I do think the program was stronger when it was a whole - but I would ask that when you are making that point - please refrain from the blanket statement of which program is "better" than the other. I believe that it is very subjective - and unless you are part of the program that you are belittling - you don't really know.

Just my two cents...

Anonymous said...

Actually, I do attend meetings (TM PTSA, APP-AC), and I read this blog. I also talk to other TM parents. So, I believe that not all perspectives are represented in the available public forums.

I know that APP is different now than it was prior to the split, and as I said previously, I know it’s not perfect (I have my own wish list of improvements). I am reacting to Anonymous' “lesser program” comment because I think it is unfair to make generalizations that can reflect on the teachers and staff who are in the classroom with our kids every day, and have been working in the APP program for years.

- TM Parent

Stephanie Bower said...

Hi Anonymous at 9:57pm,
as a matter of fact, my 2e child (who missed 73 days of math and other classes due to his health impairment last year) DID move to Hamilton for 8th grade.
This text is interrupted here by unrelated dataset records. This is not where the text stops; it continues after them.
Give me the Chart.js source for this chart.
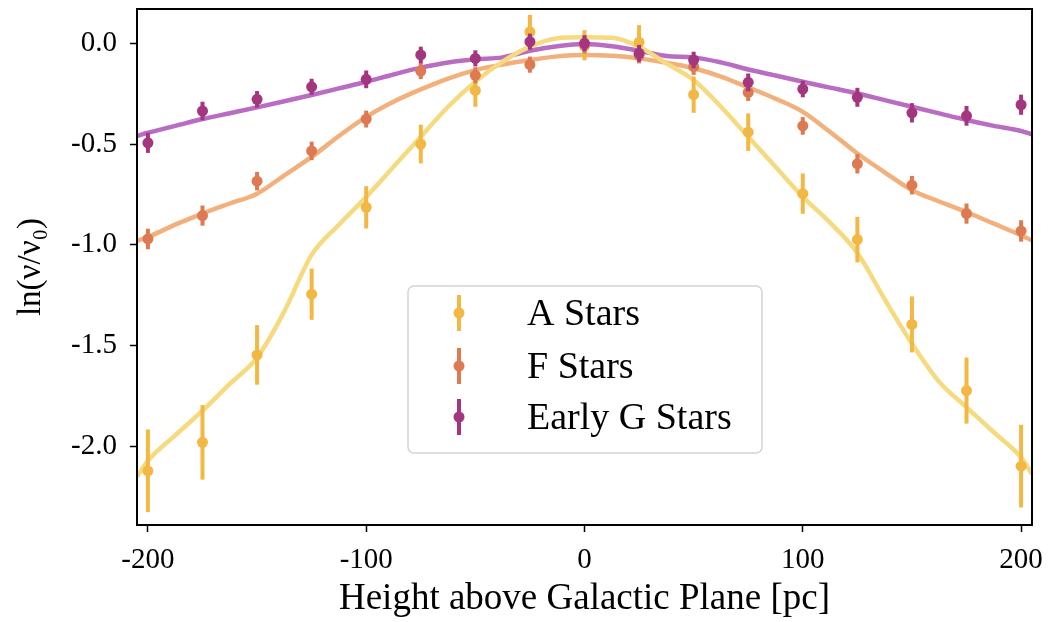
<!DOCTYPE html>
<html>
<head>
<meta charset="utf-8">
<script src="https://cdn.jsdelivr.net/npm/chart.js@4/dist/chart.umd.min.js"></script>
<style>
  html, body { margin: 0; padding: 0; background: #fff; }
  #wrap { width: 1051px; height: 622px; }
</style>
</head>
<body>
<div id="wrap"><canvas id="c" width="1051" height="622"></canvas></div>
<script>
// measured bins (pc)
const heights = [-200, -175, -150, -125, -100, -75, -50, -25, 0, 25, 50, 75, 100, 125, 150, 175, 200];

const aStars = [-2.121, -1.98, -1.546, -1.245, -0.814, -0.50, -0.234, 0.056, -0.01, 0.005, -0.255, -0.441, -0.746, -0.974, -1.395, -1.723, -2.098];
const aErr   = [0.205, 0.185, 0.148, 0.127, 0.105, 0.096, 0.081, 0.085, 0.075, 0.085, 0.09, 0.093, 0.1, 0.113, 0.139, 0.164, 0.205];

const fStars = [-0.971, -0.855, -0.684, -0.534, -0.376, -0.138, -0.159, -0.106, -0.01, -0.06, -0.116, -0.244, -0.41, -0.598, -0.704, -0.845, -0.931];
const fErr   = [0.051, 0.05, 0.046, 0.046, 0.042, 0.04, 0.04, 0.04, 0.04, 0.04, 0.041, 0.042, 0.044, 0.048, 0.046, 0.05, 0.053];

const gStars = [-0.494, -0.336, -0.278, -0.216, -0.179, -0.058, -0.075, 0.008, 0.0, -0.05, -0.083, -0.194, -0.227, -0.268, -0.345, -0.36, -0.305];
const gErr   = [0.05, 0.046, 0.041, 0.04, 0.044, 0.041, 0.04, 0.04, 0.04, 0.042, 0.041, 0.044, 0.041, 0.047, 0.048, 0.049, 0.05];

// model curves
const curveX = [-205, -200, -187.5, -175, -162.5, -150, -137.5, -125, -112.5, -100, -87.5, -75, -62.5, -50, -37.5, -25, -12.5, 0,
                12.5, 25, 37.5, 50, 62.5, 75, 87.5, 100, 112.5, 125, 137.5, 150, 162.5, 175, 187.5, 200, 205];
const aFit = [-2.15, -2.071, -1.945, -1.823, -1.69, -1.56, -1.33, -1.05, -0.90, -0.762, -0.613, -0.464, -0.315, -0.191, -0.091, -0.017, 0.025, 0.03,
              0.027, -0.017, -0.1, -0.182, -0.315, -0.464, -0.613, -0.762, -0.89, -1.04, -1.27, -1.49, -1.68, -1.806, -1.93, -2.055, -2.137];
const fFit = [-0.98, -0.961, -0.90, -0.845, -0.795, -0.746, -0.655, -0.564, -0.46, -0.365, -0.29, -0.229, -0.175, -0.133, -0.105, -0.083, -0.065, -0.058,
              -0.062, -0.075, -0.097, -0.124, -0.165, -0.219, -0.275, -0.34, -0.44, -0.547, -0.64, -0.729, -0.785, -0.837, -0.895, -0.953, -0.978];
const gFit = [-0.46, -0.444, -0.41, -0.376, -0.347, -0.318, -0.288, -0.257, -0.224, -0.191, -0.155, -0.121, -0.095, -0.08, -0.07, -0.037, -0.015, -0.004,
              -0.015, -0.037, -0.063, -0.07, -0.095, -0.13, -0.16, -0.191, -0.22, -0.249, -0.282, -0.315, -0.348, -0.381, -0.41, -0.435, -0.452];

const xTicks = [-200, -100, 0, 100, 200];
const yTicks = [0, -0.5, -1.0, -1.5, -2.0];

const serif = '"Liberation Serif", "DejaVu Serif", serif';

const pts = (ys) => ys.map((y, i) => ({ x: heights[i], y }));
const crv = (ys) => ys.map((y, i) => ({ x: curveX[i], y }));

function fitLine(data, color) {
    return {
        data: crv(data),
        showLine: true,
        borderColor: color,
        borderWidth: 4.5,
        pointRadius: 0,
        cubicInterpolationMode: 'monotone',
        order: 10
    };
}

function pointSet(label, data, err, color, order) {
    return {
        label,
        data: pts(data),
        errors: err,
        backgroundColor: color,
        borderColor: color,
        borderWidth: 0,
        pointRadius: 5.5,
        showLine: false,
        order
    };
}

// vertical error bars, drawn just before each point dataset
const errorBars = {
    id: 'errorBars',
    beforeDatasetDraw(chart, args) {
        const ds = chart.data.datasets[args.index];
        if (!ds.errors) return;
        const y = chart.scales.y;
        const ctx = chart.ctx;
        ctx.save();
        ctx.strokeStyle = ds.borderColor;
        ctx.lineWidth = 4;
        args.meta.data.forEach((el, i) => {
            const v = ds.data[i].y, e = ds.errors[i];
            ctx.beginPath();
            ctx.moveTo(el.x, y.getPixelForValue(v + e));
            ctx.lineTo(el.x, y.getPixelForValue(v - e));
            ctx.stroke();
        });
        ctx.restore();
    }
};

// full black frame + in-plot legend
const frameAndLegend = {
    id: 'frameAndLegend',
    afterDraw(chart) {
        const { ctx, chartArea: a } = chart;
        ctx.save();
        ctx.strokeStyle = '#000';
        ctx.lineWidth = 2;
        ctx.strokeRect(a.left, a.top, a.right - a.left, a.bottom - a.top);

        // legend box
        const bx = 408, by = 286, bw = 354, bh = 167, r = 6;
        ctx.beginPath();
        ctx.roundRect(bx, by, bw, bh, r);
        ctx.fillStyle = 'rgba(255,255,255,0.8)';
        ctx.fill();
        ctx.strokeStyle = '#d4d4d4';
        ctx.lineWidth = 1.5;
        ctx.stroke();

        const items = chart.data.datasets.filter(d => d.errors);
        const rows = [313, 366, 417];
        ctx.font = '38px ' + serif;
        ctx.textBaseline = 'middle';
        ctx.textAlign = 'left';
        items.forEach((d, i) => {
            const cy = rows[i];
            ctx.strokeStyle = d.borderColor;
            ctx.lineWidth = 4;
            ctx.beginPath();
            ctx.moveTo(459, cy - 18);
            ctx.lineTo(459, cy + 18);
            ctx.stroke();
            ctx.fillStyle = d.backgroundColor;
            ctx.beginPath();
            ctx.arc(459, cy, 5.5, 0, Math.PI * 2);
            ctx.fill();
            ctx.fillStyle = '#000';
            ctx.fillText(d.label, 527, cy + 2);
        });
        ctx.restore();
    }
};

new Chart(document.getElementById('c'), {
    type: 'scatter',
    data: {
        datasets: [
            fitLine(aFit, '#f6da7f'),
            fitLine(fFit, '#f2b07c'),
            fitLine(gFit, '#b96dc2'),
            pointSet('A Stars', aStars, aErr, '#f2b843', 3),
            pointSet('F Stars', fStars, fErr, '#de7a52', 2),
            pointSet('Early G Stars', gStars, gErr, '#a3367f', 1)
        ]
    },
    options: {
        responsive: false,
        animation: false,
        layout: { padding: { top: 9, right: 19, left: 0, bottom: 0 } },
        plugins: {
            legend: { display: false },
            tooltip: { enabled: false }
        },
        scales: {
            x: {
                type: 'linear',
                min: -205,
                max: 205,
                afterBuildTicks: (s) => { s.ticks = xTicks.map(v => ({ value: v })); },
                afterFit: (s) => { s.height = 97; s.paddingLeft = 0; s.paddingRight = 0; },
                grid: { display: true, drawOnChartArea: false, drawTicks: true, tickLength: 7, tickWidth: 1.5, color: '#000' },
                border: { display: false },
                ticks: {
                    color: '#000',
                    padding: 11,
                    maxRotation: 0,
                    font: { family: serif, size: 29 },
                    callback: (v) => String(v)
                },
                title: {
                    display: true,
                    text: 'Height above Galactic Plane [pc]',
                    color: '#000',
                    font: { family: serif, size: 37, lineHeight: 1.2 },
                    padding: { top: 0, bottom: 1 }
                }
            },
            y: {
                type: 'linear',
                min: -2.39,
                max: 0.17,
                afterBuildTicks: (s) => { s.ticks = yTicks.map(v => ({ value: v })); },
                afterFit: (s) => { s.width = 137; s.paddingTop = 0; s.paddingBottom = 0; },
                grid: { display: true, drawOnChartArea: false, drawTicks: true, tickLength: 7, tickWidth: 1.5, color: '#000' },
                border: { display: false },
                ticks: {
                    color: '#000',
                    padding: 13,
                    font: { family: serif, size: 29 },
                    callback: (v) => v.toFixed(1)
                },
                title: {
                    display: true,
                    text: 'ln(ν/ν₀)',
                    color: '#000',
                    font: { family: serif, size: 33, lineHeight: 1.2 },
                    padding: { top: 12, bottom: 0 }
                }
            }
        }
    },
    plugins: [errorBars, frameAndLegend]
});
</script>
</body>
</html>
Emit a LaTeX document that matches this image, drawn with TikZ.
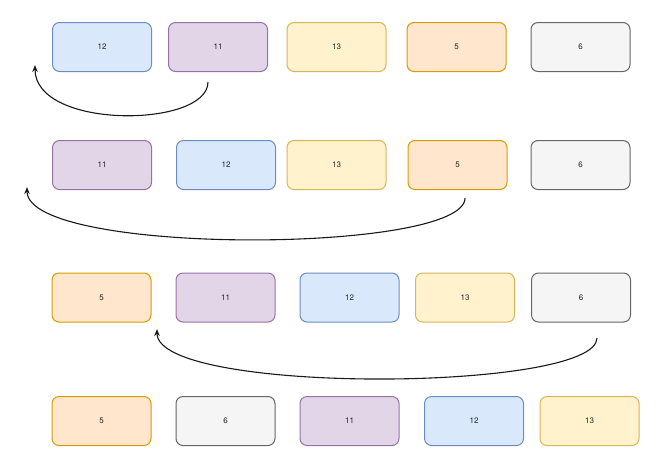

So yes, we experienced first-hand the effects of the splits,
and it was probably hardest on that 8th grade class many of whom have been together since 1st grade, like my son with his friends.
I don't think it's fair for anyone to compare experiences, as we have our hands full at my home.

All I can say to your comments is be careful what assumptions you make about people.
Again, the personal insults about anyone, particularly hiding behind anonymity, are really unnecessary.
Stephanie

Anonymous said...

Anon November 18, 2010 9:57 PM:

Maybe it is time for you to step up and take over the APP-AC committee as it sounds like you would do such a better job!